### What is needed
Drop the pictures, then extract the listing word for word.

### Provided data
------

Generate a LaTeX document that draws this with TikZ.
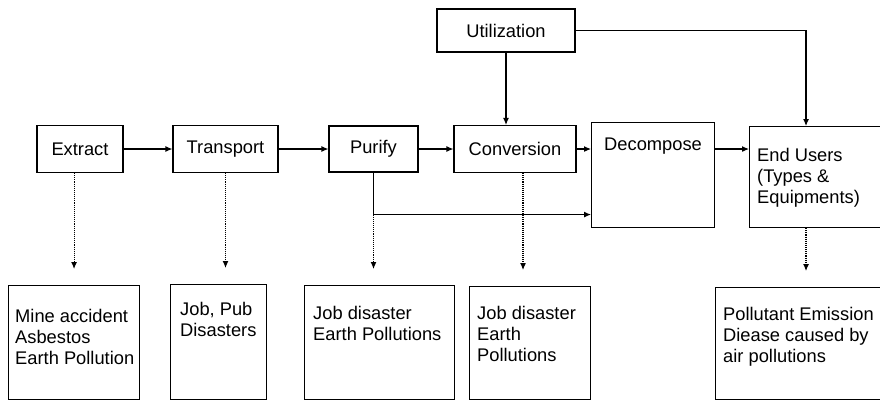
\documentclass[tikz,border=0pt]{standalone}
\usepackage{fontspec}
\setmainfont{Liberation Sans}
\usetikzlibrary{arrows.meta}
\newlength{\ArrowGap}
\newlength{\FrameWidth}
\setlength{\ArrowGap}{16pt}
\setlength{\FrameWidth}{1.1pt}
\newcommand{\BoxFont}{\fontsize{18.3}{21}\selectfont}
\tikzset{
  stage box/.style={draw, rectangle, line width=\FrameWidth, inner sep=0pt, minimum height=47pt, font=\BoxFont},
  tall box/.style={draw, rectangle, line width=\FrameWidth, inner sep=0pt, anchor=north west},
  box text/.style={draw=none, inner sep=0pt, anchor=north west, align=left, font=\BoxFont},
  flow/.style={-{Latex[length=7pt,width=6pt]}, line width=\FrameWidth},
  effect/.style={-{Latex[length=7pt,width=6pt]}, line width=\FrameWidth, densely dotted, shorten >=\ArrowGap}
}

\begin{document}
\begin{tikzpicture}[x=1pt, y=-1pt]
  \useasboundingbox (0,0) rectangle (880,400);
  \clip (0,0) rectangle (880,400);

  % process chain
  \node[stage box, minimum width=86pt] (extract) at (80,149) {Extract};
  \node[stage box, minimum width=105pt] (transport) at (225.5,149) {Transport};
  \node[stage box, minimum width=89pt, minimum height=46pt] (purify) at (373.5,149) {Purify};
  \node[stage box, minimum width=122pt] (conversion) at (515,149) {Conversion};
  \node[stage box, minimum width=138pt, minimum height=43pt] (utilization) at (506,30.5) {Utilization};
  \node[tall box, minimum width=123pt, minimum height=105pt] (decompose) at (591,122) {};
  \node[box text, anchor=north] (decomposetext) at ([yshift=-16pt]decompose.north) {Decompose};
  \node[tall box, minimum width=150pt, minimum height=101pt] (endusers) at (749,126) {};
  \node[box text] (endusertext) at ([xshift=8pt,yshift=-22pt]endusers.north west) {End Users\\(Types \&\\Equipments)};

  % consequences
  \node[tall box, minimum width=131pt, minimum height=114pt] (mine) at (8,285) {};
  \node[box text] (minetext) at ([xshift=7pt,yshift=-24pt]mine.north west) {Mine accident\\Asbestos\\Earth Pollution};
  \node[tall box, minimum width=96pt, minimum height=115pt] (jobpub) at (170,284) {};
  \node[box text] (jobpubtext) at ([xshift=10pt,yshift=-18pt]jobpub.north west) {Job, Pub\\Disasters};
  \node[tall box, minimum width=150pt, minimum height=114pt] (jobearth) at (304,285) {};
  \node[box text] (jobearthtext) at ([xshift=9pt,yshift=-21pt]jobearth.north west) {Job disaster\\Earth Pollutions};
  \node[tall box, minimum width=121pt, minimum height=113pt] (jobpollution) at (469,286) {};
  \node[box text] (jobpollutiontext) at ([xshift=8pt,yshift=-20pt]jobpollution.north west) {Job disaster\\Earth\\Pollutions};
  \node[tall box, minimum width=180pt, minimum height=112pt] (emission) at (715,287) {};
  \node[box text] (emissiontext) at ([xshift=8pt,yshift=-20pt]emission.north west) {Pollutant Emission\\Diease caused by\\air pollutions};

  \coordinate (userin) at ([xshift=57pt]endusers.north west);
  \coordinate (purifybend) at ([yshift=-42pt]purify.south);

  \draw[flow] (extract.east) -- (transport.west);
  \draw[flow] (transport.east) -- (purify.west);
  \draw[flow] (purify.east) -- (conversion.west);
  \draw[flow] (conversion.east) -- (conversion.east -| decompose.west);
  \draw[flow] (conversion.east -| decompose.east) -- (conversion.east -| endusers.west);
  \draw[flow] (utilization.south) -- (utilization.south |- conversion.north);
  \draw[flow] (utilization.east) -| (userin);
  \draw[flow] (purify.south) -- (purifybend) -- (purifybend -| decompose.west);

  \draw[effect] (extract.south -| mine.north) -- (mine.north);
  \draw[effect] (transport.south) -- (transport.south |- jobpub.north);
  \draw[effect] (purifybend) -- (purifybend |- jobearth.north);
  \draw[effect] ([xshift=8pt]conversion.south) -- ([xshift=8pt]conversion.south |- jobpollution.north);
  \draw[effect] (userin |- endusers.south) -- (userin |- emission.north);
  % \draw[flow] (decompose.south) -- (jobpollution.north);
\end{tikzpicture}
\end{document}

------

### Solution below
Generate a LaTeX document that draws this with TikZ.
\documentclass[tikz,border=0pt]{standalone}
\usepackage{fontspec}
\setmainfont{Liberation Sans}
\usetikzlibrary{arrows.meta}
\newlength{\ArrowGap}
\newlength{\FrameWidth}
\setlength{\ArrowGap}{16pt}
\setlength{\FrameWidth}{1.1pt}
\newcommand{\BoxFont}{\fontsize{18.3}{21}\selectfont}
\tikzset{
  stage box/.style={draw, rectangle, line width=\FrameWidth, inner sep=0pt, minimum height=47pt, font=\BoxFont},
  tall box/.style={draw, rectangle, line width=\FrameWidth, inner sep=0pt, anchor=north west},
  box text/.style={draw=none, inner sep=0pt, anchor=north west, align=left, font=\BoxFont},
  flow/.style={-{Latex[length=7pt,width=6pt]}, line width=\FrameWidth},
  effect/.style={-{Latex[length=7pt,width=6pt]}, line width=\FrameWidth, densely dotted, shorten >=\ArrowGap}
}

\begin{document}
\begin{tikzpicture}[x=1pt, y=-1pt]
  \useasboundingbox (0,0) rectangle (880,400);
  \clip (0,0) rectangle (880,400);

  % process chain
  \node[stage box, minimum width=86pt] (extract) at (80,149) {Extract};
  \node[stage box, minimum width=105pt] (transport) at (225.5,149) {Transport};
  \node[stage box, minimum width=89pt, minimum height=46pt] (purify) at (373.5,149) {Purify};
  \node[stage box, minimum width=122pt] (conversion) at (515,149) {Conversion};
  \node[stage box, minimum width=138pt, minimum height=43pt] (utilization) at (506,30.5) {Utilization};
  \node[tall box, minimum width=123pt, minimum height=105pt] (decompose) at (591,122) {};
  \node[box text, anchor=north] (decomposetext) at ([yshift=-16pt]decompose.north) {Decompose};
  \node[tall box, minimum width=150pt, minimum height=101pt] (endusers) at (749,126) {};
  \node[box text] (endusertext) at ([xshift=8pt,yshift=-22pt]endusers.north west) {End Users\\(Types \&\\Equipments)};

  % consequences
  \node[tall box, minimum width=131pt, minimum height=114pt] (mine) at (8,285) {};
  \node[box text] (minetext) at ([xshift=7pt,yshift=-24pt]mine.north west) {Mine accident\\Asbestos\\Earth Pollution};
  \node[tall box, minimum width=96pt, minimum height=115pt] (jobpub) at (170,284) {};
  \node[box text] (jobpubtext) at ([xshift=10pt,yshift=-18pt]jobpub.north west) {Job, Pub\\Disasters};
  \node[tall box, minimum width=150pt, minimum height=114pt] (jobearth) at (304,285) {};
  \node[box text] (jobearthtext) at ([xshift=9pt,yshift=-21pt]jobearth.north west) {Job disaster\\Earth Pollutions};
  \node[tall box, minimum width=121pt, minimum height=113pt] (jobpollution) at (469,286) {};
  \node[box text] (jobpollutiontext) at ([xshift=8pt,yshift=-20pt]jobpollution.north west) {Job disaster\\Earth\\Pollutions};
  \node[tall box, minimum width=180pt, minimum height=112pt] (emission) at (715,287) {};
  \node[box text] (emissiontext) at ([xshift=8pt,yshift=-20pt]emission.north west) {Pollutant Emission\\Diease caused by\\air pollutions};

  \coordinate (userin) at ([xshift=57pt]endusers.north west);
  \coordinate (purifybend) at ([yshift=-42pt]purify.south);

  \draw[flow] (extract.east) -- (transport.west);
  \draw[flow] (transport.east) -- (purify.west);
  \draw[flow] (purify.east) -- (conversion.west);
  \draw[flow] (conversion.east) -- (conversion.east -| decompose.west);
  \draw[flow] (conversion.east -| decompose.east) -- (conversion.east -| endusers.west);
  \draw[flow] (utilization.south) -- (utilization.south |- conversion.north);
  \draw[flow] (utilization.east) -| (userin);
  \draw[flow] (purify.south) -- (purifybend) -- (purifybend -| decompose.west);

  \draw[effect] (extract.south -| mine.north) -- (mine.north);
  \draw[effect] (transport.south) -- (transport.south |- jobpub.north);
  \draw[effect] (purifybend) -- (purifybend |- jobearth.north);
  \draw[effect] ([xshift=8pt]conversion.south) -- ([xshift=8pt]conversion.south |- jobpollution.north);
  \draw[effect] (userin |- endusers.south) -- (userin |- emission.north);
  % \draw[flow] (decompose.south) -- (jobpollution.north);
\end{tikzpicture}
\end{document}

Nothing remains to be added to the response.